-- Start of Recorded data --

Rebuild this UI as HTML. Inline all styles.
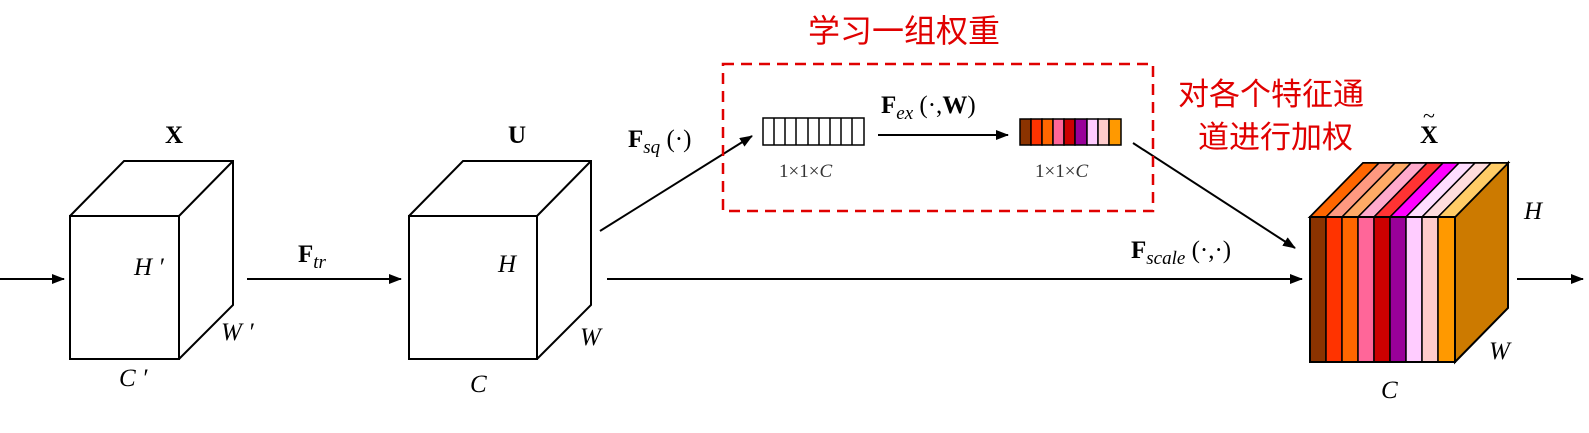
<!DOCTYPE html>
<html><head><meta charset="utf-8"><style>
html,body{margin:0;padding:0;background:#fff;width:1589px;height:433px;overflow:hidden}
text{font-family:"Liberation Serif",serif}
.cn{font-family:"Liberation Sans","Noto Sans CJK SC",sans-serif;fill:#e00000}
</style></head><body>
<svg width="1589" height="433" viewBox="0 0 1589 433" xmlns="http://www.w3.org/2000/svg">
<defs><marker id="a" markerWidth="13" markerHeight="10" refX="12" refY="5" orient="auto" markerUnits="userSpaceOnUse"><path d="M0,0 L13,5 L0,10 Z" fill="#000"/></marker></defs>
<g stroke="#000" stroke-width="2" fill="none">
<rect x="70" y="216" width="109" height="143" fill="#fff"/>
<path d="M70,216 L124,161 L233,161 L233,305 L179,359 M179,216 L233,161"/>
<rect x="409" y="216" width="128" height="143" fill="#fff"/>
<path d="M409,216 L463,161 L591,161 L591,305 L537,359 M537,216 L591,161"/>
<line x1="0" y1="279" x2="64" y2="279" marker-end="url(#a)"/>
<line x1="247" y1="279" x2="401" y2="279" marker-end="url(#a)"/>
<line x1="607" y1="279" x2="1302" y2="279" marker-end="url(#a)"/>
<line x1="600" y1="231" x2="752" y2="136" marker-end="url(#a)"/>
<line x1="878" y1="135" x2="1008" y2="135" marker-end="url(#a)"/>
<line x1="1133" y1="143" x2="1295" y2="248" marker-end="url(#a)"/>
<line x1="1517" y1="279" x2="1583" y2="279" marker-end="url(#a)"/>
</g>
<rect x="723" y="64" width="430" height="147" fill="none" stroke="#e00000" stroke-width="2.5" stroke-dasharray="11,7"/>
<g stroke="#000" stroke-width="1.5" fill="#fff">
<rect x="763" y="118" width="101" height="27"/>
<path d="M774,118v27M785,118v27M796,118v27M808,118v27M819,118v27M830,118v27M841,118v27M852,118v27"/>
</g>
<g stroke="#000" stroke-width="1.5">
<rect x="1020" y="119" width="11" height="26" fill="#8b3300"/>
<rect x="1031" y="119" width="11" height="26" fill="#ff3300"/>
<rect x="1042" y="119" width="11" height="26" fill="#ff6600"/>
<rect x="1053" y="119" width="11" height="26" fill="#ff6699"/>
<rect x="1064" y="119" width="11" height="26" fill="#cc0000"/>
<rect x="1075" y="119" width="12" height="26" fill="#990099"/>
<rect x="1087" y="119" width="11" height="26" fill="#ffccff"/>
<rect x="1098" y="119" width="11" height="26" fill="#ffcccc"/>
<rect x="1109" y="119" width="12" height="26" fill="#ff9900"/>
</g>
<g stroke="#000" stroke-width="2">
<path d="M1455,217 L1508,163 L1508,308 L1455,362 Z" fill="#cc7a00"/>
<path d="M1310,217 L1363,163 L1508,163 L1455,217 Z" fill="#ff9966"/>
<g stroke-width="1.5">
<path d="M1310,217 L1363,163 L1379,163 L1326,217Z" fill="#ff6600"/>
<path d="M1326,217 L1379,163 L1395,163 L1342,217Z" fill="#ff9980"/>
<path d="M1342,217 L1395,163 L1411,163 L1358,217Z" fill="#ffaa66"/>
<path d="M1358,217 L1411,163 L1427,163 L1374,217Z" fill="#ffaacc"/>
<path d="M1374,217 L1427,163 L1443,163 L1390,217Z" fill="#ff3333"/>
<path d="M1390,217 L1443,163 L1459,163 L1406,217Z" fill="#ff00ff"/>
<path d="M1406,217 L1459,163 L1475,163 L1422,217Z" fill="#ffddff"/>
<path d="M1422,217 L1475,163 L1491,163 L1438,217Z" fill="#ffdddd"/>
<path d="M1438,217 L1491,163 L1508,163 L1455,217Z" fill="#ffcc66"/>
<rect x="1310" y="217" width="16" height="145" fill="#8b3300"/>
<rect x="1326" y="217" width="16" height="145" fill="#ff3300"/>
<rect x="1342" y="217" width="16" height="145" fill="#ff6600"/>
<rect x="1358" y="217" width="16" height="145" fill="#ff6699"/>
<rect x="1374" y="217" width="16" height="145" fill="#cc0000"/>
<rect x="1390" y="217" width="16" height="145" fill="#990099"/>
<rect x="1406" y="217" width="16" height="145" fill="#ffccff"/>
<rect x="1422" y="217" width="16" height="145" fill="#ffcccc"/>
<rect x="1438" y="217" width="17" height="145" fill="#ff9900"/>
</g>
<rect x="1310" y="217" width="145" height="145" fill="none"/>
</g>
<g font-size="25">
<text x="165" y="143" font-weight="bold">X</text>
<text x="134" y="275" font-style="italic">H ′</text>
<text x="221" y="340" font-style="italic">W ′</text>
<text x="119" y="386" font-style="italic">C ′</text>
<text x="298" y="262" font-weight="bold">F<tspan font-size="19" font-weight="normal" font-style="italic" dy="6">tr</tspan></text>
<text x="508" y="143" font-weight="bold">U</text>
<text x="498" y="272" font-style="italic">H</text>
<text x="580" y="345" font-style="italic">W</text>
<text x="470" y="392" font-style="italic">C</text>
<text x="628" y="147" font-weight="bold">F<tspan font-size="19" font-weight="normal" font-style="italic" dy="6">sq</tspan><tspan font-weight="normal" dy="-6"> (·)</tspan></text>
<text x="881" y="113" font-weight="bold">F<tspan font-size="19" font-weight="normal" font-style="italic" dy="6">ex</tspan><tspan font-weight="normal" dy="-6"> (·,</tspan>W<tspan font-weight="normal">)</tspan></text>
<text x="1131" y="258" font-weight="bold">F<tspan font-size="19" font-weight="normal" font-style="italic" dy="6">scale</tspan><tspan font-weight="normal" dy="-6"> (·,·)</tspan></text>
<text x="1420" y="143" font-weight="bold">X</text>
<text x="1423" y="123" font-size="22">~</text>
<text x="1524" y="219" font-style="italic">H</text>
<text x="1489" y="359" font-style="italic">W</text>
<text x="1381" y="398" font-style="italic">C</text>
</g>
<text x="779" y="177" font-size="19" fill="#333">1×1×<tspan font-style="italic">C</tspan></text>
<text x="1035" y="177" font-size="19" fill="#333">1×1×<tspan font-style="italic">C</tspan></text>
<text class="cn" x="808" y="42" font-size="32">学习一组权重</text>
<text class="cn" x="1178" y="105" font-size="31">对各个特征通</text>
<text class="cn" x="1198" y="148" font-size="31">道进行加权</text>
</svg>
</body></html>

-- End of Recorded data --

Instructions for the task.
Without the images, write out each line of the data verbatim.

Task solution.
Rebuild this UI as HTML. Inline all styles.
<!DOCTYPE html>
<html><head><meta charset="utf-8"><style>
html,body{margin:0;padding:0;background:#fff;width:1589px;height:433px;overflow:hidden}
text{font-family:"Liberation Serif",serif}
.cn{font-family:"Liberation Sans","Noto Sans CJK SC",sans-serif;fill:#e00000}
</style></head><body>
<svg width="1589" height="433" viewBox="0 0 1589 433" xmlns="http://www.w3.org/2000/svg">
<defs><marker id="a" markerWidth="13" markerHeight="10" refX="12" refY="5" orient="auto" markerUnits="userSpaceOnUse"><path d="M0,0 L13,5 L0,10 Z" fill="#000"/></marker></defs>
<g stroke="#000" stroke-width="2" fill="none">
<rect x="70" y="216" width="109" height="143" fill="#fff"/>
<path d="M70,216 L124,161 L233,161 L233,305 L179,359 M179,216 L233,161"/>
<rect x="409" y="216" width="128" height="143" fill="#fff"/>
<path d="M409,216 L463,161 L591,161 L591,305 L537,359 M537,216 L591,161"/>
<line x1="0" y1="279" x2="64" y2="279" marker-end="url(#a)"/>
<line x1="247" y1="279" x2="401" y2="279" marker-end="url(#a)"/>
<line x1="607" y1="279" x2="1302" y2="279" marker-end="url(#a)"/>
<line x1="600" y1="231" x2="752" y2="136" marker-end="url(#a)"/>
<line x1="878" y1="135" x2="1008" y2="135" marker-end="url(#a)"/>
<line x1="1133" y1="143" x2="1295" y2="248" marker-end="url(#a)"/>
<line x1="1517" y1="279" x2="1583" y2="279" marker-end="url(#a)"/>
</g>
<rect x="723" y="64" width="430" height="147" fill="none" stroke="#e00000" stroke-width="2.5" stroke-dasharray="11,7"/>
<g stroke="#000" stroke-width="1.5" fill="#fff">
<rect x="763" y="118" width="101" height="27"/>
<path d="M774,118v27M785,118v27M796,118v27M808,118v27M819,118v27M830,118v27M841,118v27M852,118v27"/>
</g>
<g stroke="#000" stroke-width="1.5">
<rect x="1020" y="119" width="11" height="26" fill="#8b3300"/>
<rect x="1031" y="119" width="11" height="26" fill="#ff3300"/>
<rect x="1042" y="119" width="11" height="26" fill="#ff6600"/>
<rect x="1053" y="119" width="11" height="26" fill="#ff6699"/>
<rect x="1064" y="119" width="11" height="26" fill="#cc0000"/>
<rect x="1075" y="119" width="12" height="26" fill="#990099"/>
<rect x="1087" y="119" width="11" height="26" fill="#ffccff"/>
<rect x="1098" y="119" width="11" height="26" fill="#ffcccc"/>
<rect x="1109" y="119" width="12" height="26" fill="#ff9900"/>
</g>
<g stroke="#000" stroke-width="2">
<path d="M1455,217 L1508,163 L1508,308 L1455,362 Z" fill="#cc7a00"/>
<path d="M1310,217 L1363,163 L1508,163 L1455,217 Z" fill="#ff9966"/>
<g stroke-width="1.5">
<path d="M1310,217 L1363,163 L1379,163 L1326,217Z" fill="#ff6600"/>
<path d="M1326,217 L1379,163 L1395,163 L1342,217Z" fill="#ff9980"/>
<path d="M1342,217 L1395,163 L1411,163 L1358,217Z" fill="#ffaa66"/>
<path d="M1358,217 L1411,163 L1427,163 L1374,217Z" fill="#ffaacc"/>
<path d="M1374,217 L1427,163 L1443,163 L1390,217Z" fill="#ff3333"/>
<path d="M1390,217 L1443,163 L1459,163 L1406,217Z" fill="#ff00ff"/>
<path d="M1406,217 L1459,163 L1475,163 L1422,217Z" fill="#ffddff"/>
<path d="M1422,217 L1475,163 L1491,163 L1438,217Z" fill="#ffdddd"/>
<path d="M1438,217 L1491,163 L1508,163 L1455,217Z" fill="#ffcc66"/>
<rect x="1310" y="217" width="16" height="145" fill="#8b3300"/>
<rect x="1326" y="217" width="16" height="145" fill="#ff3300"/>
<rect x="1342" y="217" width="16" height="145" fill="#ff6600"/>
<rect x="1358" y="217" width="16" height="145" fill="#ff6699"/>
<rect x="1374" y="217" width="16" height="145" fill="#cc0000"/>
<rect x="1390" y="217" width="16" height="145" fill="#990099"/>
<rect x="1406" y="217" width="16" height="145" fill="#ffccff"/>
<rect x="1422" y="217" width="16" height="145" fill="#ffcccc"/>
<rect x="1438" y="217" width="17" height="145" fill="#ff9900"/>
</g>
<rect x="1310" y="217" width="145" height="145" fill="none"/>
</g>
<g font-size="25">
<text x="165" y="143" font-weight="bold">X</text>
<text x="134" y="275" font-style="italic">H ′</text>
<text x="221" y="340" font-style="italic">W ′</text>
<text x="119" y="386" font-style="italic">C ′</text>
<text x="298" y="262" font-weight="bold">F<tspan font-size="19" font-weight="normal" font-style="italic" dy="6">tr</tspan></text>
<text x="508" y="143" font-weight="bold">U</text>
<text x="498" y="272" font-style="italic">H</text>
<text x="580" y="345" font-style="italic">W</text>
<text x="470" y="392" font-style="italic">C</text>
<text x="628" y="147" font-weight="bold">F<tspan font-size="19" font-weight="normal" font-style="italic" dy="6">sq</tspan><tspan font-weight="normal" dy="-6"> (·)</tspan></text>
<text x="881" y="113" font-weight="bold">F<tspan font-size="19" font-weight="normal" font-style="italic" dy="6">ex</tspan><tspan font-weight="normal" dy="-6"> (·,</tspan>W<tspan font-weight="normal">)</tspan></text>
<text x="1131" y="258" font-weight="bold">F<tspan font-size="19" font-weight="normal" font-style="italic" dy="6">scale</tspan><tspan font-weight="normal" dy="-6"> (·,·)</tspan></text>
<text x="1420" y="143" font-weight="bold">X</text>
<text x="1423" y="123" font-size="22">~</text>
<text x="1524" y="219" font-style="italic">H</text>
<text x="1489" y="359" font-style="italic">W</text>
<text x="1381" y="398" font-style="italic">C</text>
</g>
<text x="779" y="177" font-size="19" fill="#333">1×1×<tspan font-style="italic">C</tspan></text>
<text x="1035" y="177" font-size="19" fill="#333">1×1×<tspan font-style="italic">C</tspan></text>
<text class="cn" x="808" y="42" font-size="32">学习一组权重</text>
<text class="cn" x="1178" y="105" font-size="31">对各个特征通</text>
<text class="cn" x="1198" y="148" font-size="31">道进行加权</text>
</svg>
</body></html>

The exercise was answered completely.